En mi opinión las cosas se podrían ver de otra forma.
Ya desde hace muchos años la misma Iglesia ha abandonado la idea de una creación paradisíaca perfecta, situada al principio de todos; también la consecuente caída de la primera pareja humana ha ido asumiendo cada vez más tintes míticos. La ciencia, por su parte, nos muestra un universo en continua evolución donde no hay rastros de una perfección primigenia ni de un origen monogenético.
Sin duda la inexistencia de Adán y Eva no significa la inexistencia del pecado del ser humano, pero su naturaleza imperfecta no es una consecuencia de una desobediencia sino más bien una característica constitutiva del ser humano. En otras palabras toda la creación se desarrolla dentro de una dinámica de muerte y regeneración, de enfermedad y vida que siempre, aunque lentamente, parece tener la última palabra.

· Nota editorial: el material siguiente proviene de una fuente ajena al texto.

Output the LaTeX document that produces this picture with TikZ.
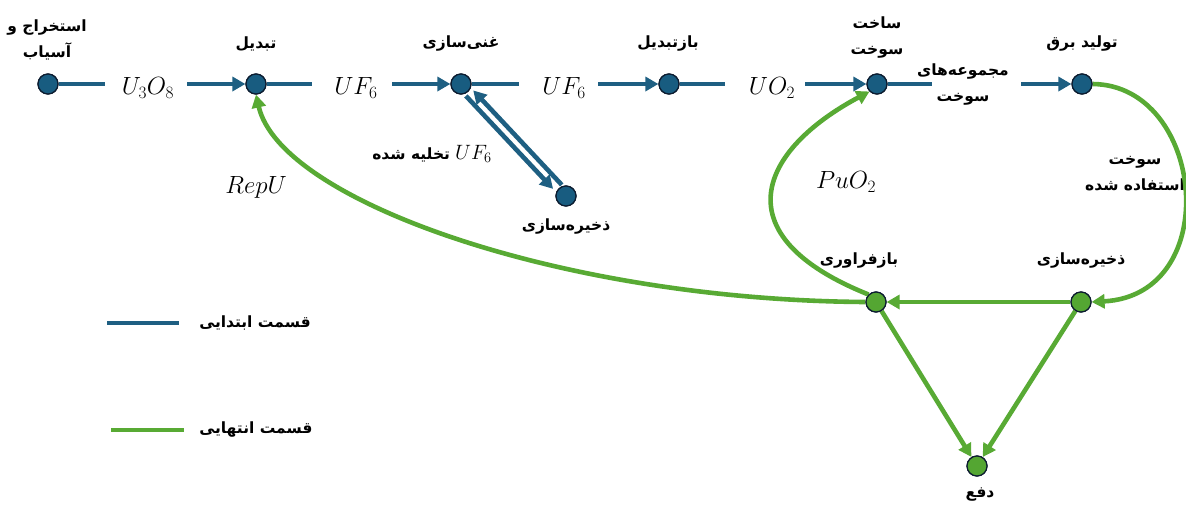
\documentclass[tikz,border=0pt]{standalone}
\usepackage{fontspec}
\usetikzlibrary{arrows.meta}
\TeXXeTstate=1
\newfontfamily\fa[Script=Arabic]{DejaVu Sans Bold}
\definecolor{lblue}{RGB}{30,95,130}
\definecolor{nblue}{RGB}{24,92,128}
\definecolor{lgreen}{RGB}{88,170,52}
\definecolor{ngreen}{RGB}{84,166,50}
\definecolor{navy}{RGB}{12,28,48}
\tikzset{
  bnode/.style={circle,minimum size=20pt,inner sep=0pt,fill=nblue,draw=navy,line width=1.2pt},
  gnode/.style={circle,minimum size=20pt,inner sep=0pt,fill=ngreen,draw=navy,line width=1.2pt},
  bline/.style={line width=4.6pt,draw=lblue},
  gline/.style={line width=4.6pt,draw=lgreen},
  arrb/.style={-{Triangle[length=13pt,width=14pt]}},
  lbl/.style={font=\fa\fontsize{15.5}{26}\selectfont,align=center,inner sep=0pt},
  mlbl/.style={font=\fontsize{27}{29}\selectfont,inner sep=0pt},
}
\begin{document}
\begin{tikzpicture}[x=1pt,y=-1pt]
\useasboundingbox (0,0) rectangle (1186,504);
% nodes
\node[bnode] (n1) at (48,84) {};
\node[bnode] (n2) at (256,84) {};
\node[bnode] (n3) at (461,84) {};
\node[bnode] (n4) at (566,196) {};
\node[bnode] (n5) at (669,84) {};
\node[bnode] (n6) at (877,84) {};
\node[bnode] (n7) at (1082,84) {};
\node[gnode] (g1) at (876,302) {};
\node[gnode] (g2) at (1081,302) {};
\node[gnode] (g3) at (977,466) {};
% labels
\node[lbl] (t1) at (47,40) {\beginR استخراج و\endR\\\beginR آسیاب\endR};
\node[lbl] (t2) at (256,44) {\beginR تبدیل\endR};
\node[lbl] (t3) at (461,44) {\beginR غنی‌سازی\endR};
\node[lbl] (t4) at (566,226) {\beginR ذخیره‌سازی\endR};
\node[lbl] (t5) at (668,44) {\beginR بازتبدیل\endR};
\node[lbl] (t6) at (877,38) {\beginR ساخت\endR\\\beginR سوخت\endR};
\node[lbl] (t7) at (1082,44) {\beginR تولید برق\endR};
\node[lbl] (t8) at (963,84) {\beginR مجموعه‌های\endR\\\beginR سوخت\endR};
\node[lbl] (t9) at (1135,174) {\beginR سوخت\endR\\\beginR استفاده شده\endR};
\node[lbl] (t10) at (859,260) {\beginR بازفراوری\endR};
\node[lbl] (t11) at (1081,260) {\beginR ذخیره‌سازی\endR};
\node[lbl] (t12) at (980,495) {\beginR دفع\endR};
\node[lbl] (t13) at (255,323) {\beginR قسمت ابتدایی\endR};
\node[lbl] (t14) at (256,429) {\beginR قسمت انتهایی\endR};
\node[lbl] (t15) at (432,154) {\beginR تخلیه شده\endR\hspace{5pt}{\fontsize{21}{23}\selectfont$UF_6$}};
% math labels
\node[mlbl] (m1) at (148,88) {$U_3O_8$};
\node[mlbl] (m2) at (356,88) {$UF_6$};
\node[mlbl] (m3) at (564,88) {$UF_6$};
\node[mlbl] (m4) at (772,88) {$UO_2$};
\node[mlbl] (m5) at (846,182) {$PuO_2$};
\node[mlbl] (m6) at (256,187) {$RepU$};
% coordinates for free ends
\coordinate (e1) at (105,84);
\coordinate (s2) at (187,84);
\coordinate (e2) at (312,84);
\coordinate (s3) at (392,84);
\coordinate (e3) at (519,84);
\coordinate (s5) at (598,84);
\coordinate (e5) at (725,84);
\coordinate (s6) at (805,84);
\coordinate (e6) at (932,84);
\coordinate (s7) at (1021,84);
\coordinate (d1s) at (465.9,95.9);
\coordinate (d1e) at (553.1,188.9);
\coordinate (d2s) at (561.8,184.9);
\coordinate (d2e) at (473.2,90.4);
\coordinate (lb1) at (107,323);
\coordinate (lb2) at (179,323);
\coordinate (lg1) at (111,430);
\coordinate (lg2) at (184,430);
% blue connectors
\draw[bline] (n1) -- (e1);
\draw[bline,arrb] (s2) -- (n2);
\draw[bline] (n2) -- (e2);
\draw[bline,arrb] (s3) -- (n3);
\draw[bline] (n3) -- (e3);
\draw[bline,arrb] (s5) -- (n5);
\draw[bline] (n5) -- (e5);
\draw[bline,arrb] (s6) -- (n6);
\draw[bline] (n6) -- (e6);
\draw[bline,arrb] (s7) -- (n7);
\draw[bline,arrb] (d1s) -- (d1e);
\draw[bline,arrb] (d2s) -- (d2e);
% green connectors
\draw[gline,arrb] (g1.west) .. controls (560,300) and (280,200) .. (n2.south);
\draw[gline,arrb] (g1.north west) .. controls (720,235) and (760,150) .. (n6.south west);
\draw[gline,arrb] (n7.east) .. controls (1205,85) and (1225,295) .. (g2.east);
\draw[gline,arrb] (g2) -- (g1);
\draw[gline,arrb] (g1) -- (g3);
\draw[gline,arrb] (g2) -- (g3);
% legend
\draw[bline] (lb1) -- (lb2);
\draw[gline] (lg1) -- (lg2);
% redraw nodes on top
\foreach \n in {n1,n2,n3,n4,n5,n6,n7}{\node[bnode] at (\n) {};}
\foreach \n in {g1,g2,g3}{\node[gnode] at (\n) {};}
\end{tikzpicture}
\end{document}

El pecado, además, no es una ofensa a Dios, como si éste se viera afectado porque sus derechos divinos han sido puestos en entredicho. El pecado es un mal que nos hacemos a nosotros mismos (y/o a los demás) y que paraliza momentáneamente nuestro crecimiento interior hacia la plenitud.
¿Qué plenitud? Desde luego, para nosotros cristianos el ideal que alcanzar es Jesucristo, imagen del Dios invisible. Pero esta imagen no es la de la cruz, o por lo menos no es la única. A veces olvidamos que Jesús fue un hombre que dedicó sus últimos años (que son los que más conocemos) haciendo el bien, luchando contra el dolor, el sufrimiento moral, físico, social y cultural de la gente de su entorno. Enseñaba con palabras y obras, entregando su vida para los demás y fue tan coherente y auténtico que llevó todo esto hasta las extremas consecuencias.
Sin duda, su forma de actuar y enseñar fue molestando poco a poco a la élite religiosa y también a la política; como su predecesor, el Bautista, también para Jesús se iba preparando el mismo final y cuando el momento estaba cerca, él mismo ya fue consciente de lo que le iba a ocurrir. Y lo fue, entendiéndolo como parte del proyecto del Padre para la instauración definitiva de su reino.
No olvidemos que el mismo Jesús iba predicando que el perdón del Padre, éste lo había ya dado a todo su pueblo de forma gratuita, inmerecida. Mientras el Bautista, con su actitud severa, anunciaba la ira divina y llamaba a la conversión, Jesús, con su forma de vivir acogedora y su mensaje alegre, predicaba un Padre no colérico sino más bien benévolo y misericordioso.
Entonces, si tomamos en serio este mensaje de Jesús, la idea de la cruz como sacrificio para perdonar los pecados pierde inmediatamente su sentido.
En mi opinión, y así concluyo, en línea con el mensaje de Jesús, Dios continuamente nos acoge en su amor, a pesar de todo lo que podamos hacer. La salvación es, entonces, llegar a ser como Cristo, es decir vivir desde el amor, abandonando el egoísmo, la sed de prevaricación y de poder y ser poco a poco imagen de Dios, imagen de Jesús.
En este sentido, no es la cruz ni la sangre de Jesús que salva, sino acoger su mensaje y vivir mirándolo a él, seguros que el Espíritu trabaja en nosotros de forma invisible pero eficaz, si dejamos que él actúe.
En estos últimos días de la Semana Santa, deseo para todos nosotros poder experimentar al Dios del amor que está en nosotros y que siempre nos apoya, para que podamos gozar ya de todo lo que nos regala y vivir al máximo todos sus dones.